● **WHAT NEEDS TO BE DONE**
Copy the records below exactly, starting at the line that contains "Write a web" and ending at the line that contains "const einzelP = [386, 344, 300, 200, 100, 0];"; leave out any pictures.
===== MATERIAL FOR THIS EXERCISE
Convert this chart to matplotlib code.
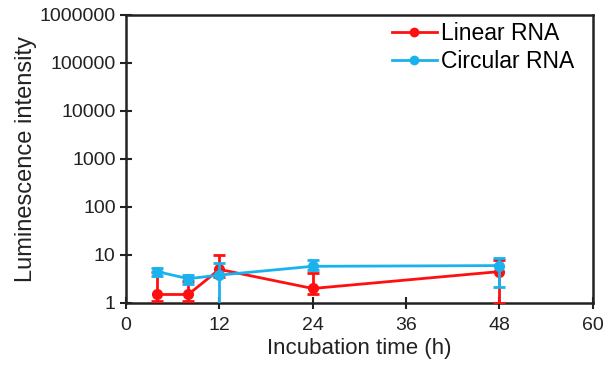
import matplotlib
matplotlib.use("Agg")
import matplotlib.pyplot as plt
from matplotlib.lines import Line2D

plt.rcParams['font.family'] = ['Liberation Sans', 'DejaVu Sans']

# Incubation times (h)
time_h = [4, 8, 12, 24, 48]

# Linear RNA: mean luminescence with lower / upper error
linear_mean = [1.5, 1.5, 5.0, 2.0, 4.5]
linear_err_lo = [0.4, 0.4, 1.5, 0.5, 3.5]
linear_err_hi = [2.9, 1.3, 5.0, 2.2, 3.5]

# Circular RNA: mean luminescence with lower / upper error
circular_mean = [4.5, 3.2, 3.8, 5.8, 6.0]
circular_err_lo = [0.8, 0.7, 3.0, 1.0, 3.8]
circular_err_hi = [0.8, 0.6, 3.1, 2.0, 2.6]

x_ticks = [0, 12, 24, 36, 48, 60]
y_ticks = [1, 10, 100, 1000, 10000, 100000, 1000000]

red = '#FF1010'
blue = '#1AB2EC'
ink = '#222222'

fig = plt.figure(figsize=(6.06, 3.74), dpi=100)
ax = fig.add_axes([0.208, 0.19, 0.770, 0.770])

ax.errorbar(time_h, linear_mean, yerr=[linear_err_lo, linear_err_hi],
            color=red, marker='o', markersize=7, linewidth=2,
            elinewidth=2, capsize=4, capthick=2, zorder=3)
ax.errorbar(time_h, circular_mean, yerr=[circular_err_lo, circular_err_hi],
            color=blue, marker='o', markersize=7, linewidth=2,
            elinewidth=2, capsize=4, capthick=2, zorder=4)

ax.set_yscale('log')
ax.set_xlim(0, 60)
ax.set_ylim(1, 1000000)
ax.set_xticks(x_ticks)
ax.set_xticklabels([str(v) for v in x_ticks])
ax.set_yticks(y_ticks)
ax.set_yticklabels([str(v) for v in y_ticks])
ax.yaxis.set_minor_locator(matplotlib.ticker.NullLocator())

ax.tick_params(axis='both', which='major', direction='inout', length=8,
               width=1.5, labelsize=14, color=ink, labelcolor=ink)
ax.tick_params(axis='x', pad=6)
ax.tick_params(axis='y', left=True, right=False)
ax.tick_params(axis='x', bottom=True, top=False)
for sp in ax.spines.values():
    sp.set_linewidth(1.8)
    sp.set_color(ink)

ax.set_xlabel('Incubation time (h)', fontsize=16, color=ink, labelpad=3)
ax.set_ylabel('Luminescence intensity', fontsize=17, color=ink, labelpad=2)

handles = [
    Line2D([], [], color=red, marker='o', markersize=6, linewidth=2),
    Line2D([], [], color=blue, marker='o', markersize=6, linewidth=2),
]
ax.legend(handles, ['Linear RNA', 'Circular RNA'], loc='upper right',
          bbox_to_anchor=(0.965, 0.983),
          frameon=False, fontsize=16.5, handlelength=2.0, handletextpad=0.15,
          borderaxespad=0.0, borderpad=0.1, labelspacing=0.22)

fig.savefig('out.png', dpi=100, facecolor='white')
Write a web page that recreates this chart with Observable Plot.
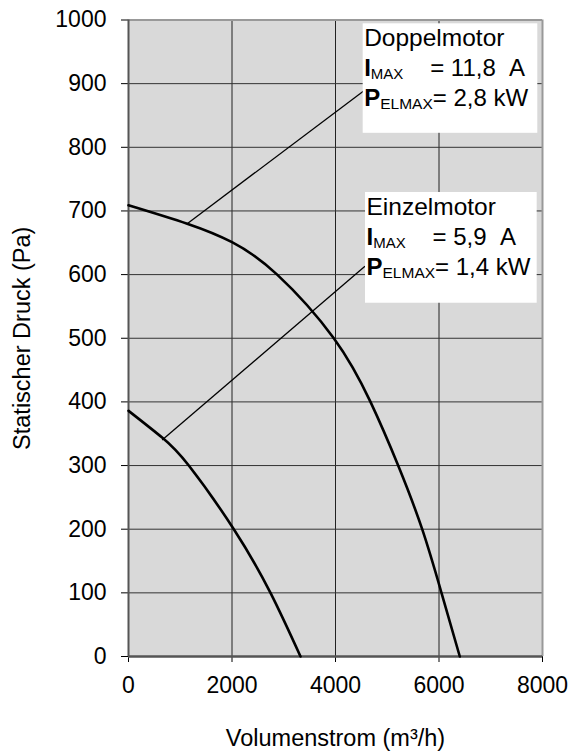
<!DOCTYPE html>
<html>
<head>
<meta charset="utf-8">
<script src="https://cdn.jsdelivr.net/npm/d3@7"></script>
<script src="https://cdn.jsdelivr.net/npm/@observablehq/plot@0.6"></script>
<style>
  html, body { margin: 0; padding: 0; background: #fff; }
  #chart svg { display: block; }
</style>
</head>
<body>
<div id="chart"></div>
<script>
// ---- data ----
const xTicks = [0, 2000, 4000, 6000, 8000];
const yTicks = [0, 100, 200, 300, 400, 500, 600, 700, 800, 900, 1000];

const doppelQ = [0, 1134, 2000, 2873, 3967, 4676, 5211, 5675, 6048, 6402];
const doppelP = [709, 680, 651, 600, 500, 400, 300, 200, 100, 0];

const einzelQ = [0, 650, 1165, 2035, 2744, 3324];
const einzelP = [386, 344, 300, 200, 100, 0];

const motors = ["Doppelmotor", "Einzelmotor"];
const iMax = ["11,8", "5,9"];
const pElMax = ["2,8", "1,4"];

const xLabel = "Volumenstrom (m³/h)";
const yLabel = "Statischer Druck (Pa)";

// ---- tables built from the arrays ----
const doppel = doppelQ.map((q, i) => ({q, p: doppelP[i]}));
const einzel = einzelQ.map((q, i) => ({q, p: einzelP[i]}));

// annotation placement (data coordinates)
const boxes = [
  {x1: 4535, x2: 7909, y1: 994, y2: 822},
  {x1: 4580, x2: 7897, y1: 729, y2: 555}
];
const leaders = [
  {x1: 1134, y1: 680, x2: 4569, y2: 890},
  {x1: 650, y1: 340, x2: 4569, y2: 613}
];

const FONT = "'Liberation Sans', Arial, Helvetica, sans-serif";

const annotationMark = (index, scales) => {
  const g = d3.create("svg:g")
    .attr("font-family", FONT)
    .attr("fill", "#000")
    .attr("text-anchor", "start");
  boxes.forEach((b, k) => {
    const x0 = scales.x(b.x1) + 1.5;
    const top = scales.y(b.y1);
    g.append("text").attr("x", x0).attr("y", top + 23)
      .attr("font-size", 24.5).text(motors[k]);
    const t2 = g.append("text").attr("x", x0).attr("y", top + 53).attr("font-size", 24)
      .style("white-space", "pre");
    t2.append("tspan").attr("font-weight", "bold").text("I");
    t2.append("tspan").attr("font-size", 15).attr("dy", 3).text("MAX");
    t2.append("tspan").attr("x", x0 + 66).attr("y", top + 53).text("= " + iMax[k] + "\u00a0\u00a0A");
    const t3 = g.append("text").attr("x", x0).attr("y", top + 83).attr("font-size", 24)
      .style("white-space", "pre");
    t3.append("tspan").attr("font-weight", "bold").text("P");
    t3.append("tspan").attr("font-size", 15.5).attr("dy", 3).text("ELMAX");
    t3.append("tspan").attr("dy", -3).text("= " + pElMax[k] + " kW");
  });
  return g.node();
};

const chart = Plot.plot({
  width: 572,
  height: 754,
  marginLeft: 128,
  marginRight: 30,
  marginTop: 19.5,
  marginBottom: 98,
  style: {
    fontFamily: FONT,
    fontSize: "23px",
    color: "#000",
    background: "#fff",
    overflow: "visible"
  },
  x: {
    domain: [0, 8000],
    ticks: xTicks,
    tickFormat: d => `${d}`,
    tickSize: 6,
    tickPadding: 14,
    label: null
  },
  y: {
    domain: [0, 1000],
    ticks: yTicks,
    tickFormat: d => `${d}`,
    tickSize: 7,
    tickPadding: 15,
    label: null
  },
  marks: [
    Plot.frame({fill: "#d9d9d9", stroke: null}),
    Plot.ruleX(xTicks.slice(1, -1), {stroke: "#222", strokeWidth: 1}),
    Plot.ruleY(yTicks.slice(1, -1), {stroke: "#333", strokeWidth: 1}),
    Plot.ruleY([1000], {stroke: "#999", strokeWidth: 2}),
    Plot.ruleX([8000], {stroke: "#999", strokeWidth: 2}),
    Plot.ruleX([0], {stroke: "#555", strokeWidth: 2}),
    Plot.ruleY([0], {stroke: "#555", strokeWidth: 2.5}),
    Plot.line(doppel, {x: "q", y: "p", stroke: "#000", strokeWidth: 2.6, curve: "natural"}),
    Plot.line(einzel, {x: "q", y: "p", stroke: "#000", strokeWidth: 2.6, curve: "natural"}),
    Plot.link(leaders, {x1: "x1", y1: "y1", x2: "x2", y2: "y2", stroke: "#000", strokeWidth: 1.3}),
    Plot.rect(boxes, {x1: "x1", x2: "x2", y1: "y1", y2: "y2", fill: "#fff", stroke: null}),
    annotationMark,
    Plot.text([xLabel], {frameAnchor: "bottom", lineAnchor: "middle", textAnchor: "middle", dy: 82, fontSize: 23.5, fill: "#000"}),
    Plot.text([yLabel], {frameAnchor: "left", lineAnchor: "middle", textAnchor: "middle", dx: -106, rotate: -90, fontSize: 23.5, fill: "#000"})
  ]
});

document.getElementById("chart").appendChild(chart);
</script>
</body>
</html>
==========
● **WRITTEN SOLUTION**
Write a web page that recreates this chart with Observable Plot.
<!DOCTYPE html>
<html>
<head>
<meta charset="utf-8">
<script src="https://cdn.jsdelivr.net/npm/d3@7"></script>
<script src="https://cdn.jsdelivr.net/npm/@observablehq/plot@0.6"></script>
<style>
  html, body { margin: 0; padding: 0; background: #fff; }
  #chart svg { display: block; }
</style>
</head>
<body>
<div id="chart"></div>
<script>
// ---- data ----
const xTicks = [0, 2000, 4000, 6000, 8000];
const yTicks = [0, 100, 200, 300, 400, 500, 600, 700, 800, 900, 1000];

const doppelQ = [0, 1134, 2000, 2873, 3967, 4676, 5211, 5675, 6048, 6402];
const doppelP = [709, 680, 651, 600, 500, 400, 300, 200, 100, 0];

const einzelQ = [0, 650, 1165, 2035, 2744, 3324];
const einzelP = [386, 344, 300, 200, 100, 0];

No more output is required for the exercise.